- Goal of the exercise: Word for word, restate the lines from the start of the data below through the line containing "31, 32, 33]".

>> Start Information provided

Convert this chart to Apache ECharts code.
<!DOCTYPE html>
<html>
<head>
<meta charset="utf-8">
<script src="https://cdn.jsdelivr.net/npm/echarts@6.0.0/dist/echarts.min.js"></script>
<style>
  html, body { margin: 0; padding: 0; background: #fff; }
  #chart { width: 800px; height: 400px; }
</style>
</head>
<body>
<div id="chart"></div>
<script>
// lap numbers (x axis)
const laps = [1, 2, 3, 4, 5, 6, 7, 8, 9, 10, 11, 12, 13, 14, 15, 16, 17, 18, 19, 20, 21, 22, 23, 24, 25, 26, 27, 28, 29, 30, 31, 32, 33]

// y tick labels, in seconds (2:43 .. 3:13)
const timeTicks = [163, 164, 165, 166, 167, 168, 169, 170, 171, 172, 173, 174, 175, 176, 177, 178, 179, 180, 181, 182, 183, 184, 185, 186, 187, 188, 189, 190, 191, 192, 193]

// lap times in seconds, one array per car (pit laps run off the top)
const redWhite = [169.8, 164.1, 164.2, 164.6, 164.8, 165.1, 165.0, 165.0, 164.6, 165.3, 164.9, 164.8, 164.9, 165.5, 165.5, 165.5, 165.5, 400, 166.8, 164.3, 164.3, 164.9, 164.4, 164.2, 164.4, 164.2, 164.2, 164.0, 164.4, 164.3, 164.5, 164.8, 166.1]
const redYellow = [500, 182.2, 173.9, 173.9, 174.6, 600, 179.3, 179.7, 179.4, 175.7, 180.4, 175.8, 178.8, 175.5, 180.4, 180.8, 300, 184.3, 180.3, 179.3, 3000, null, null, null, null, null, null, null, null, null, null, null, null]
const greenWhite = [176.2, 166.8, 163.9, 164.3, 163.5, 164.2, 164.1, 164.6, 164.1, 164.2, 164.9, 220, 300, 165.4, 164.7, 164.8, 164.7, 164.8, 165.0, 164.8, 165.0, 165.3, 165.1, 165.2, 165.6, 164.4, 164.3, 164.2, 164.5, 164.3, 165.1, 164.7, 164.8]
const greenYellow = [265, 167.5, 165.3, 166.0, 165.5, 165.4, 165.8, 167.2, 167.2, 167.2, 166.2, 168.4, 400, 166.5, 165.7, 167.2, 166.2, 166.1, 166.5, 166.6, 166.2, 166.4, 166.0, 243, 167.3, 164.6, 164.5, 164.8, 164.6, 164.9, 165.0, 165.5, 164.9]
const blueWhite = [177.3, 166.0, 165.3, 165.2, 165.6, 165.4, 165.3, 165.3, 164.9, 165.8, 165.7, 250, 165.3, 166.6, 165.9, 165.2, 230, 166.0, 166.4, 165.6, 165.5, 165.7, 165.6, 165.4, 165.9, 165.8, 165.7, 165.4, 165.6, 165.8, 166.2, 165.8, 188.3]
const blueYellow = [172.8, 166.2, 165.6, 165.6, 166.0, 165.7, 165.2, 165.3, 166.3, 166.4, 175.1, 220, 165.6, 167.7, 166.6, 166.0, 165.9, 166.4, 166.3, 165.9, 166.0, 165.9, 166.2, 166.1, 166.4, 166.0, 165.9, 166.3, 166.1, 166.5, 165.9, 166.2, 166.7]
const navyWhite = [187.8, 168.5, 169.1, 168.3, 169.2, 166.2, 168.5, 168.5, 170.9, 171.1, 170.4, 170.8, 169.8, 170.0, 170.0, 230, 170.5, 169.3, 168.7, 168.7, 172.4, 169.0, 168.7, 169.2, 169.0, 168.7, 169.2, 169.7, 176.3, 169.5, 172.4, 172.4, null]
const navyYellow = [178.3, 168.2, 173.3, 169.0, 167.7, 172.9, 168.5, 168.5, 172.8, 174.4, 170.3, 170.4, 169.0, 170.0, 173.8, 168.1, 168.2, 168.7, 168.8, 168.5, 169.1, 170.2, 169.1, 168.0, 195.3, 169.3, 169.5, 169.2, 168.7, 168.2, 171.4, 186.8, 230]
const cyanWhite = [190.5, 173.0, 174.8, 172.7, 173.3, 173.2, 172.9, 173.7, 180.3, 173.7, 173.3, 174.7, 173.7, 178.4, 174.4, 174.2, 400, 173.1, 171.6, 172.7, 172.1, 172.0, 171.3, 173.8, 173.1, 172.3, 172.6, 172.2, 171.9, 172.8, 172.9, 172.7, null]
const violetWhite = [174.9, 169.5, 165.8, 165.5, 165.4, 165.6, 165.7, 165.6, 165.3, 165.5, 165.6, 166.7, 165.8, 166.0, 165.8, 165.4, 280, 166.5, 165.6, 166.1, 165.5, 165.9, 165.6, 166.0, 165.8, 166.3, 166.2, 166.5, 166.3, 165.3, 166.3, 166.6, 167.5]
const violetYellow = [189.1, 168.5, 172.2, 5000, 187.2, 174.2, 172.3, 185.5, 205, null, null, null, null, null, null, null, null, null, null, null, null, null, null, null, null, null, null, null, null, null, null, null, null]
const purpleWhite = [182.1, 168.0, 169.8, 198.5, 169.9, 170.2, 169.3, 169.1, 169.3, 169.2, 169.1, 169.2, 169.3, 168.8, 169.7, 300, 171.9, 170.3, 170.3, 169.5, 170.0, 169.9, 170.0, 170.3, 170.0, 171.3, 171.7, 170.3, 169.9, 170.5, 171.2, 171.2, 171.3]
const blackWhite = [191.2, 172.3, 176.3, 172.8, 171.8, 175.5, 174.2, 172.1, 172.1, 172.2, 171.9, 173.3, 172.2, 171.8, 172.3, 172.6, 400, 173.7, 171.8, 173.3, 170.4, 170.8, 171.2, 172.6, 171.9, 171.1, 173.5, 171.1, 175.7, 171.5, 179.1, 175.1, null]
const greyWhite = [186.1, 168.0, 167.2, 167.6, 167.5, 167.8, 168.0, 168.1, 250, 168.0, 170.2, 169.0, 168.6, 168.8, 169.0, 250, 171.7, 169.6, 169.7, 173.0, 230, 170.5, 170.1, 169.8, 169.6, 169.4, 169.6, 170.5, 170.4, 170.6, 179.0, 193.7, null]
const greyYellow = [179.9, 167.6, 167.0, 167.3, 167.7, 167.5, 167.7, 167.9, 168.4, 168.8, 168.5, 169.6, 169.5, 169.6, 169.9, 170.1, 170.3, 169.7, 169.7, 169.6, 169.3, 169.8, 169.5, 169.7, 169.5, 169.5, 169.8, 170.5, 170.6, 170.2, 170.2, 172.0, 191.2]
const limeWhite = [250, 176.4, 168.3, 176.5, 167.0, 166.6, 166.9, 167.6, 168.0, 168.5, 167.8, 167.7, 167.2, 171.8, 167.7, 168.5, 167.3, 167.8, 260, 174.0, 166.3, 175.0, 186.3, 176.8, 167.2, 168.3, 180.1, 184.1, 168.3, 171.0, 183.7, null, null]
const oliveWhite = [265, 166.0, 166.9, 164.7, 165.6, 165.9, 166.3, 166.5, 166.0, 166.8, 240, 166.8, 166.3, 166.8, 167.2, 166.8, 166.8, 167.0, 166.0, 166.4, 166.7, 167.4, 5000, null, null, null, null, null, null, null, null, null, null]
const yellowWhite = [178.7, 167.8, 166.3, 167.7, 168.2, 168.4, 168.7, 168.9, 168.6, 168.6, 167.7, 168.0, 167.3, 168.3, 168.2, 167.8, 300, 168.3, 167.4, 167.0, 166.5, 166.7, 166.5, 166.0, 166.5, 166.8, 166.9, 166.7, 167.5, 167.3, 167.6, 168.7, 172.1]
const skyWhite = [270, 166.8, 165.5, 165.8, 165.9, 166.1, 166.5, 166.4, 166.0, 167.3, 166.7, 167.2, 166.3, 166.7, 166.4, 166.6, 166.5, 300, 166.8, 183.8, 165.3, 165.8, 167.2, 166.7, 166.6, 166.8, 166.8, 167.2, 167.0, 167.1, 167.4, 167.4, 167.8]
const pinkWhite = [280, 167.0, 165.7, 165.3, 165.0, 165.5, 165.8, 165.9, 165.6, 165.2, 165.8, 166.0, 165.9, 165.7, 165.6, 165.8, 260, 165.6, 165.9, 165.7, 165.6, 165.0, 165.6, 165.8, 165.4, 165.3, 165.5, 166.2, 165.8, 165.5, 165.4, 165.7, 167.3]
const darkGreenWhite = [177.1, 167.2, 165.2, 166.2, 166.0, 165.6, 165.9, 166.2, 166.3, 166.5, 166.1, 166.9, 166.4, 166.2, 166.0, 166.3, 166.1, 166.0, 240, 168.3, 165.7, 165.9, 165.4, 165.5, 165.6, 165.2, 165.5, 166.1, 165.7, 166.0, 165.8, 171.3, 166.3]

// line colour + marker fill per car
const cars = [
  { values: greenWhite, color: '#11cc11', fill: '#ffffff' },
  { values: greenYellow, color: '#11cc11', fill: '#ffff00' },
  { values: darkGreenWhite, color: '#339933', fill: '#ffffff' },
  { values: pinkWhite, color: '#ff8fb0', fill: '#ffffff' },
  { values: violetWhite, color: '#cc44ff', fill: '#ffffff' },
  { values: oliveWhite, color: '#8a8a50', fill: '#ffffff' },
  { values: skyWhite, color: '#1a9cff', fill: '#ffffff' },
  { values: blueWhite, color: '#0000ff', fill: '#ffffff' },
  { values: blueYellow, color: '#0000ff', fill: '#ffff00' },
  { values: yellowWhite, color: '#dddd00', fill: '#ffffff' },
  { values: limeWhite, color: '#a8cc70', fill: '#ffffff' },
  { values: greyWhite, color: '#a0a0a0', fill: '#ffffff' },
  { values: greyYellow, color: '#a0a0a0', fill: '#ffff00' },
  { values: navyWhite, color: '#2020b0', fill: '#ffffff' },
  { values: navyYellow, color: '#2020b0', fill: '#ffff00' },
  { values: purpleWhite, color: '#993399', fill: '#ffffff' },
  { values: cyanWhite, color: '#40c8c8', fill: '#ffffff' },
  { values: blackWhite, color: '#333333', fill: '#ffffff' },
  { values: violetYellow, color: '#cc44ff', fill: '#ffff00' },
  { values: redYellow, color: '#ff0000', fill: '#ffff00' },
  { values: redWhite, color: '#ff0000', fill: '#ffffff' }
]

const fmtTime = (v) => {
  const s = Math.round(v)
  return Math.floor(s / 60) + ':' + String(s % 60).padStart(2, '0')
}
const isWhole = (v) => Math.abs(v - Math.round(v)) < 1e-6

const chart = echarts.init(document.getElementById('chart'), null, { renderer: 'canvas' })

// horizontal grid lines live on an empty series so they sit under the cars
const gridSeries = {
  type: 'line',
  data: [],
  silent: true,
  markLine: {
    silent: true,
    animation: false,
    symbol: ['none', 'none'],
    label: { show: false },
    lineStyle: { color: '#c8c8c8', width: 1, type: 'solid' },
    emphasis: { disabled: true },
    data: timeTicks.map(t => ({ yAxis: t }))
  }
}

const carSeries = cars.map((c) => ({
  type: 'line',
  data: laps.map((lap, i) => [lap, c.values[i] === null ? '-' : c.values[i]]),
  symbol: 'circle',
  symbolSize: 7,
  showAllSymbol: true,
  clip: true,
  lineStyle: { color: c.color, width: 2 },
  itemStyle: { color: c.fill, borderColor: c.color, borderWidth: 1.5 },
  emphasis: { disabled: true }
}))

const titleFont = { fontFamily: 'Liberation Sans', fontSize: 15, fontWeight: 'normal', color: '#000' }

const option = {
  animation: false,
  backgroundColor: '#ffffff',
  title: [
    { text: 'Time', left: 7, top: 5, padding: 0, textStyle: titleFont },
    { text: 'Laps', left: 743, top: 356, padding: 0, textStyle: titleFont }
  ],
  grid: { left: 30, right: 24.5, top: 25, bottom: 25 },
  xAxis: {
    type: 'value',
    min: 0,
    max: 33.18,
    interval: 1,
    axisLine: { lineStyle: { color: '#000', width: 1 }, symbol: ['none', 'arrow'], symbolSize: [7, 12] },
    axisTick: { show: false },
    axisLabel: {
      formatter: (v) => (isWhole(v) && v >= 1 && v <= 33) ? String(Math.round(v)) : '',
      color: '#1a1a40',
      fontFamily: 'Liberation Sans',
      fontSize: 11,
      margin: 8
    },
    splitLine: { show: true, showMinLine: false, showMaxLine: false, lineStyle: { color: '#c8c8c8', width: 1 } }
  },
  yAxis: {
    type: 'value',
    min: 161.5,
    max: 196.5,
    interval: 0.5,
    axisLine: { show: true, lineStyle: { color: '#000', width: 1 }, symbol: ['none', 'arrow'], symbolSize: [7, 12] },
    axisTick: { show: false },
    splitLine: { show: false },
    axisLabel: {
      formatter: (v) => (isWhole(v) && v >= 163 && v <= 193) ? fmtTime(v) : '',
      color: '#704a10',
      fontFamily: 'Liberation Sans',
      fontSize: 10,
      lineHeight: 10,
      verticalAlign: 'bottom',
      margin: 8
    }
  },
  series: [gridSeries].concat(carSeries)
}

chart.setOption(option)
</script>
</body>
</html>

>> End Information provided

- Answer below:
Convert this chart to Apache ECharts code.
<!DOCTYPE html>
<html>
<head>
<meta charset="utf-8">
<script src="https://cdn.jsdelivr.net/npm/echarts@6.0.0/dist/echarts.min.js"></script>
<style>
  html, body { margin: 0; padding: 0; background: #fff; }
  #chart { width: 800px; height: 400px; }
</style>
</head>
<body>
<div id="chart"></div>
<script>
// lap numbers (x axis)
const laps = [1, 2, 3, 4, 5, 6, 7, 8, 9, 10, 11, 12, 13, 14, 15, 16, 17, 18, 19, 20, 21, 22, 23, 24, 25, 26, 27, 28, 29, 30, 31, 32, 33]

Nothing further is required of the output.